Council rejects ALR removal

Saanich turns down request to turn ALR land into ‘suburbia’
By Kyle Slavin – Saanich News

Five years ago Saanich council likely would’ve given the green light to a 16-home subdivision on protected agricultural land. But times – and priorities – certainly have changed.

A request to exclude a 1.64-hectare parcel of land was rejected unanimously Monday night by a council that called the proposed project “repugnant” and “offensive.”

“This is borne out of 1980s development,” said Coun. Dean Murdock of the single-family lots, straight out of suburbia. “Our regional growth strategy would find this issue repugnant.”

Recently adopted official community plans (OCP) set goals for the future of Saanich, including the promotion of high density projects in urban areas and food security through farming. Neither of those issues were addressed in the proposal, submitted by the Alberg family, who have owned the land for decades.

“It all hinges on what our values are,” Coun.
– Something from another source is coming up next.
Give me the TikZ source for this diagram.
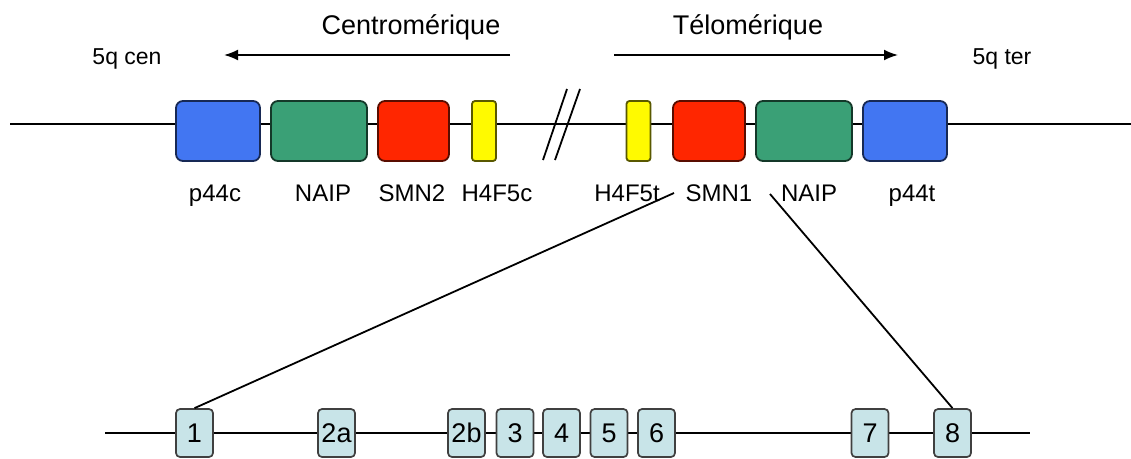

Susan Brice said. “For us to support the removal of land from the ALR it would have to be such a compelling argument (and be) for the greater good of our community … not the development of more houses.”
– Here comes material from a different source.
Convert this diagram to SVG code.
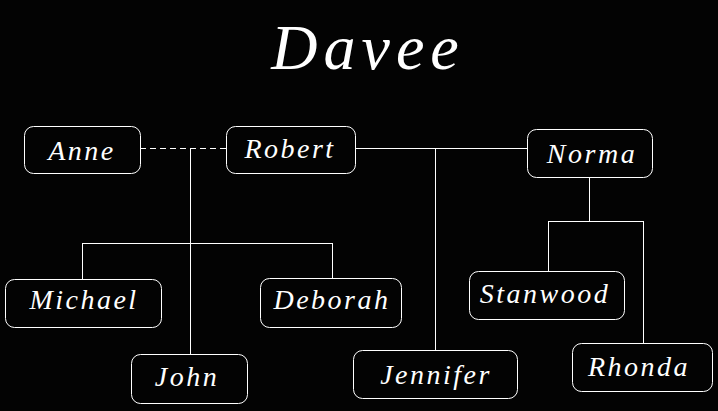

A dozen neighbours of the property, at 1516 Mount Douglas Cross Rd., spoke against taking the land out of the ALR. Despite the findings of an agrologist, hired by the applicant, who reported that the soil on the site is of poor quality, many speakers were adamant the land still be used for farming.

“It’s been farmed in the past,” said neighbour Pat Summers, who has a background in agricultural. “Yes, it’s not being farmed. Does that mean they couldn’t farm it in the future? No. You might not be able to plant potatoes, but you can also amend the soil. There’s lots of things that can happen.”

Councilors agreed with neighbours’ sentiments that the agrologist’s findings that “the sustainability of agricultural activity is generally poor” and “the exclusion of this isolated parcel from the ALR is not to have adverse impacts on … agricultural operations” doesn’t tell the whole story.

“These decisions rely heavily on the science, the history, and the policy surrounding the property,” Mayor Frank Leonard said. “We have standards to keep, so my recommendation is that we, essentially, get a second opinion.”

His concern is that there are a handful of similar small properties remaining in the municipality that are surrounded by residences, but have yet to come forward to be excluded from the ALR. He anticipates they will all eventually be brought before council.

Leonard asked staff to look at policy in dealing with these remaining properties to ensure the most accurate information is being given to councillors.

“Farming and local food production has changed. To say it’s too small or it’s not feasible in today’s reality is not true,” Coun. Judy Brownoff said. “I have problems relying just on the agrologist. We need more information, more policy and more third party analysis.”

Despite staff’s recommendation that council approve the exclusion of land from the ALR, the application failed. Staff will now look at other options for council to receive more thorough information on agricultural land use.